No kissing, cuddling in Nepal temples
Kathmandu metropolitan city authorities have raged a moral war against young couples and banned "immoral and disgraceful activities on the premises of historical temples".world Updated: Jun 28, 2007 20:40 IST
Fresh out of the jaws of one danger, Kathmandu's famed temples and royal palaces now face another peril - "immoral and disgraceful activities" on their premises.
The Basantapur Durbar Square in Kathmandu is one of the main tourist attractions of Nepal with its complex of palaces, courtyards and temples, including the residence of Kumari, the "Living Child Goddess". They were built between the 12th and 18th centuries by the Malla kings.
However, the sprawling buildings that are mostly unguarded and accessible to all are also the haunt of young couples and even drug users, local residents complain.
"Scenes of youths kissing and hugging each other have been a common sight on temple premises, especially during morning and evening hours," a local daily said on Thursday.
The trend has raised the concern of the Kathmandu metropolitan city authorities, who on Wednesday began putting up notices warning against "immoral and disgraceful activities on the premises of historical temples", the Himalayan Times said.
"Photographs of people involved in such activities in public will be made public," cautioned the notices pasted on temple walls.
Raju Shrestha, an official with the Durbar Area Conservation Programme, reportedly told the daily that the authorities took the step after complaints began pouring in from the local residents.
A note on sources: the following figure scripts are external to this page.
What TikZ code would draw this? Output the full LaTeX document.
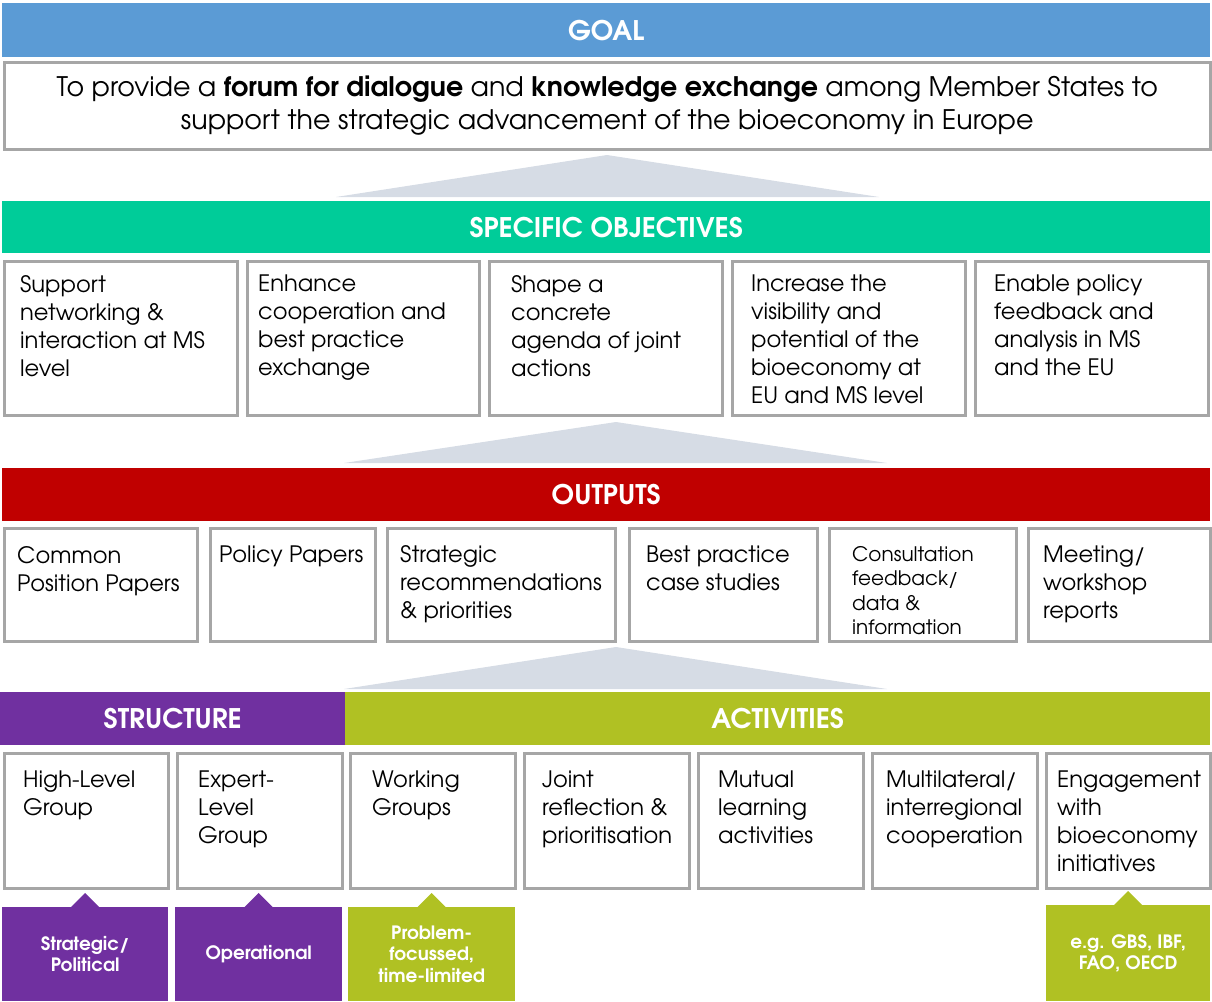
\documentclass[tikz,border=0pt]{standalone}
\usepackage{fontspec}
\setmainfont{texgyreadventor}[Extension=.otf, UprightFont=*-regular, BoldFont=*-bold]
\usetikzlibrary{positioning}

\definecolor{goalblue}{RGB}{91,155,213}
\definecolor{objgreen}{RGB}{0,204,153}
\definecolor{outred}{RGB}{192,0,0}
\definecolor{structpurple}{RGB}{112,48,160}
\definecolor{actgreen}{RGB}{176,193,35}
\definecolor{boxgray}{RGB}{166,166,166}
\definecolor{wedgegray}{RGB}{214,220,229}

\begin{document}
\begin{tikzpicture}[
  x=1pt, y=-1pt,
  bar/.style={anchor=north west, inner sep=0pt, text=white, font=\fontsize{27}{30}\selectfont\bfseries},
  box/.style={draw=boxgray, line width=2.5pt, fill=white, anchor=north west, inner sep=0pt},
  txt/.style={anchor=north west, inner sep=0pt, align=left, font=\fontsize{22.6}{28}\selectfont},
  tag/.style={anchor=north west, inner sep=0pt, text=white, align=center, font=\fontsize{18.4}{21.5}\selectfont\bfseries},
  wedge/.style={fill=wedgegray}
]
\useasboundingbox (0,0) rectangle (1212,1001);

% goal
\node[bar, fill=goalblue, minimum width=1208pt, minimum height=54pt] (goal) at (2,3) {GOAL};
\node[box, minimum width=1206pt, minimum height=87pt] (goalbox) at (3,61) {};
\node[align=center, font=\fontsize{26.9}{33}\selectfont] (goaltext) at (goalbox.center)
  {To provide a \textbf{forum for dialogue} and \textbf{knowledge exchange} among Member States to\\
   support the strategic advancement of the bioeconomy in Europe};

\fill[wedge] (336,197) -- (607,155) -- (879,197) -- cycle;

% specific objectives
\node[bar, fill=objgreen, minimum width=1208pt, minimum height=52pt] (obj) at (2,201) {SPECIFIC OBJECTIVES};
\node[box, minimum width=233pt, minimum height=154pt] (o1) at (3,260) {};
\node[box, minimum width=232pt, minimum height=154pt] (o2) at (246,260) {};
\node[box, minimum width=233pt, minimum height=154pt] (o3) at (488,260) {};
\node[box, minimum width=233pt, minimum height=154pt] (o4) at (731,260) {};
\node[box, minimum width=233pt, minimum height=154pt] (o5) at (974,260) {};
\node[txt, xshift=17pt, yshift=-15pt] at (o1.north west) {Support\\networking \&\\interaction at MS\\level};
\node[txt, xshift=12pt, yshift=-15pt] at (o2.north west) {Enhance\\cooperation and\\best practice\\exchange};
\node[txt, xshift=23pt, yshift=-15pt] at (o3.north west) {Shape a\\concrete\\agenda of joint\\actions};
\node[txt, xshift=20pt, yshift=-15pt] at (o4.north west) {Increase the\\visibility and\\potential of the\\bioeconomy at\\EU and MS level};
\node[txt, xshift=20pt, yshift=-15pt] at (o5.north west) {Enable policy\\feedback and\\analysis in MS\\and the EU};

\fill[wedge] (344,463) -- (616,422) -- (887,463) -- cycle;

% outputs
\node[bar, fill=outred, minimum width=1208pt, minimum height=53pt] (out) at (2,468) {OUTPUTS};
\node[box, minimum width=193pt, minimum height=113pt] (p1) at (3,527) {};
\node[box, minimum width=165pt, minimum height=113pt] (p2) at (209,527) {};
\node[box, minimum width=228pt, minimum height=113pt] (p3) at (386,527) {};
\node[box, minimum width=188pt, minimum height=113pt] (p4) at (628,527) {};
\node[box, minimum width=187pt, minimum height=113pt] (p5) at (828,527) {};
\node[box, minimum width=182pt, minimum height=113pt] (p6) at (1027,527) {};
\node[txt, xshift=14pt, yshift=-19pt] at (p1.north west) {Common\\Position Papers};
\node[txt, xshift=10pt, yshift=-19pt] at (p2.north west) {Policy Papers};
\node[txt, xshift=14pt, yshift=-18pt] at (p3.north west) {Strategic\\recommendations\\\& priorities};
\node[txt, xshift=18pt, yshift=-19pt] at (p4.north west) {Best practice\\case studies};
\node[txt, xshift=24pt, yshift=-19pt, font=\fontsize{20}{24.5}\selectfont] at (p5.north west) {Consultation\\feedback/\\data \&\\information};
\node[txt, xshift=16pt, yshift=-19pt] at (p6.north west) {Meeting/\\workshop\\reports};

\fill[wedge] (344,689) -- (616,647) -- (887,689) -- cycle;

% structure and activities
\node[bar, fill=structpurple, minimum width=345pt, minimum height=53pt] (struct) at (0,692) {STRUCTURE};
\node[bar, fill=actgreen, minimum width=865pt, minimum height=53pt] (act) at (345,692) {ACTIVITIES};
\node[box, minimum width=164pt, minimum height=135pt] (hlg) at (3,752) {};
\node[box, minimum width=165pt, minimum height=135pt] (elg) at (176,752) {};
\node[box, minimum width=165pt, minimum height=135pt] (wg) at (349,752) {};
\node[box, minimum width=165pt, minimum height=135pt] (jr) at (523,752) {};
\node[box, minimum width=165pt, minimum height=135pt] (ml) at (697,752) {};
\node[box, minimum width=165pt, minimum height=135pt] (mc) at (871,752) {};
\node[box, minimum width=164pt, minimum height=135pt] (eng) at (1045,752) {};
\node[txt, xshift=20pt, yshift=-19pt] at (hlg.north west) {High-Level\\Group};
\node[txt, xshift=22pt, yshift=-19pt] at (elg.north west) {Expert-\\Level\\Group};
\node[txt, xshift=23pt, yshift=-19pt] at (wg.north west) {Working\\Groups};
\node[txt, xshift=19pt, yshift=-19pt] at (jr.north west) {Joint\\reflection \&\\prioritisation};
\node[txt, xshift=21pt, yshift=-19pt] at (ml.north west) {Mutual\\learning\\activities};
\node[txt, xshift=15pt, yshift=-19pt] at (mc.north west) {Multilateral/\\interregional\\cooperation};
\node[txt, xshift=12pt, yshift=-19pt] at (eng.north west) {Engagement\\with\\bioeconomy\\initiatives};

% tags under the boxes
\node[tag, fill=structpurple, minimum width=166pt, minimum height=94pt] (hlgtag) at (2,907) {Strategic/\\Political};
\node[tag, fill=structpurple, minimum width=167pt, minimum height=94pt] (elgtag) at (175,907) {Operational};
\node[tag, fill=actgreen, minimum width=167pt, minimum height=94pt] (wgtag) at (348,907) {Problem-\\focussed,\\time-limited};
\node[tag, fill=actgreen, minimum width=164pt, minimum height=96pt] (engtag) at (1046,905) {e.g. GBS, IBF,\\FAO, OECD};
\fill[structpurple] ([xshift=-14pt]hlgtag.north) -- ([yshift=14pt]hlgtag.north) -- ([xshift=14pt]hlgtag.north) -- cycle;
\fill[structpurple] ([xshift=-14pt]elgtag.north) -- ([yshift=14pt]elgtag.north) -- ([xshift=14pt]elgtag.north) -- cycle;
\fill[actgreen] ([xshift=-14pt]wgtag.north) -- ([yshift=14pt]wgtag.north) -- ([xshift=14pt]wgtag.north) -- cycle;
\fill[actgreen] ([xshift=-14pt]engtag.north) -- ([yshift=14pt]engtag.north) -- ([xshift=14pt]engtag.north) -- cycle;

\end{tikzpicture}
\end{document}
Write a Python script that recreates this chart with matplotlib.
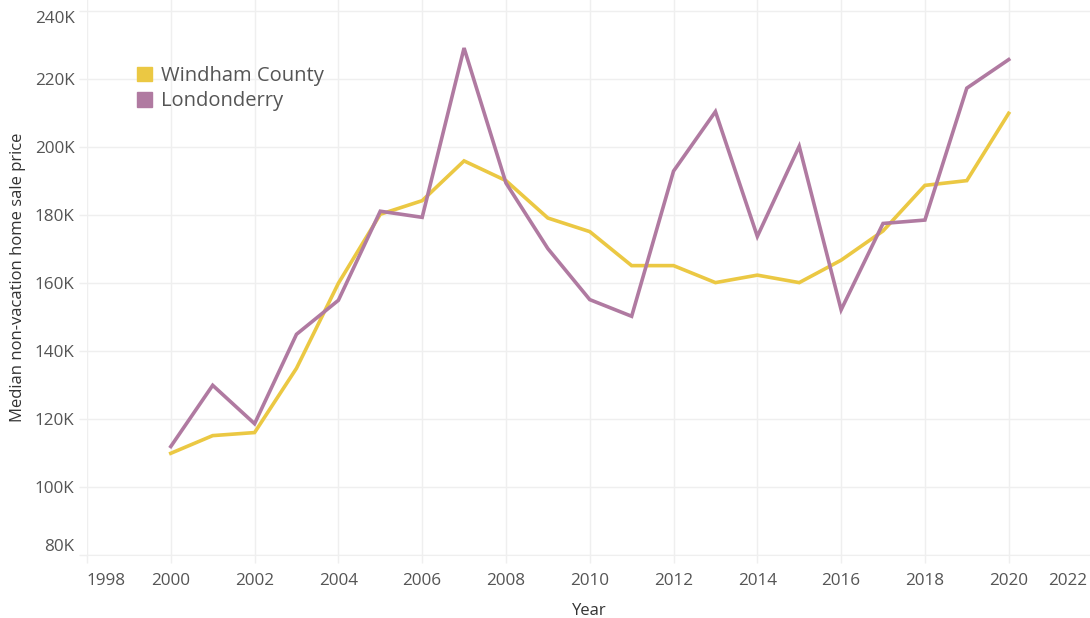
import matplotlib
matplotlib.use("Agg")
from matplotlib import pyplot as plt
from matplotlib.patches import Patch
from matplotlib.ticker import FuncFormatter
from matplotlib.transforms import ScaledTranslation

plt.rcParams["font.family"] = ["Open Sans", "DejaVu Sans"]

years = list(range(2000, 2021))
windham = [110.0, 115.2, 116.1, 135.0, 160.0, 180.3, 184.3, 196.0, 190.2, 179.2, 175.2,
           165.2, 165.2, 160.2, 162.4, 160.2, 166.8, 175.4, 188.8, 190.2, 210.0]
londonderry = [112.0, 130.0, 118.7, 145.0, 155.0, 181.2, 179.4, 229.2, 189.5, 170.2, 155.2,
               150.3, 193.0, 210.5, 173.8, 200.3, 152.2, 177.6, 178.6, 217.4, 225.8]

yellow = "#EBC843"
purple = "#B07AA1"
txt = "#555555"
grid_c = "#EFEFEF"

fig = plt.figure(figsize=(10.9, 6.18), dpi=100)
ax = fig.add_axes([87 / 1090, 1 - 555.3 / 618, (1092.5 - 87) / 1090, 555.3 / 618])

ax.plot(years, windham, color=yellow, lw=2.6, solid_joinstyle="miter", zorder=3)
ax.plot(years, londonderry, color=purple, lw=2.6, solid_joinstyle="miter", zorder=3)

ax.set_xlim(1998, 2022)
ax.set_ylim(80, 80 + 555.3 / 68 * 20)
ax.set_xticks(range(1998, 2023, 2))
ax.set_yticks(range(80, 241, 20))
ax.yaxis.set_major_formatter(FuncFormatter(lambda v, p: f"{int(v)}K"))

ax.grid(True, color=grid_c, lw=1)
ax.set_axisbelow(True)
for s in ["top", "right", "left"]:
    ax.spines[s].set_visible(False)
ax.spines["bottom"].set_color(grid_c)
ax.tick_params(axis="both", colors=txt, labelsize=12.3, length=6, width=1)
ax.tick_params(axis="x", color=grid_c, pad=7)
ax.tick_params(axis="y", color=grid_c, pad=3)

fig.canvas.draw()
xl = ax.get_xticklabels()
xl[0].set_ha("left")
xl[-1].set_ha("right")
xl[-1].set_transform(xl[-1].get_transform() + ScaledTranslation(-5 / 100, 0, fig.dpi_scale_trans))
yl = ax.get_yticklabels()
yl[0].set_va("bottom")
yl[-1].set_va("top")

ax.set_xlabel("Year", color="#333333", fontsize=12, labelpad=10)
ax.set_ylabel("Median non-vacation home sale price", color="#333333", fontsize=12, labelpad=6)

handles = [Patch(color=yellow), Patch(color=purple)]
fig.legend(handles, ["Windham County", "Londonderry"], loc="upper left",
           bbox_to_anchor=(119 / 1090, 1 - 48 / 618), frameon=False, fontsize=14.5,
           handlelength=0.75, handleheight=0.75, handletextpad=0.45, labelspacing=0.25,
           labelcolor=txt)

fig.savefig("out.png", dpi=100)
Many of the young pairs are students bunking school, given away by their school uniforms.
Shrestha said the sight is also regarded as unseemly by the tourists flocking to the area.
Ironically, some of the temples are famed for erotic sculptures, like the famous Khajuraho figures in neighbouring India.
The Basantapur Durbar Square has been recognised by UNESCO as one of the world heritage sites.
Nepal, though one of the smallest countries in South Asia, boasts of six other world heritage sites.
The sites however became endangered due to uncontrolled building activities in Kathmandu valley and were put on UNESCO's list of endangered heritage sites.
This month, the UNESCO World Heritage Committee held its 31st meeting in New Zealand, where it lauded Nepal's conservation efforts and said the seven sites were now out of danger.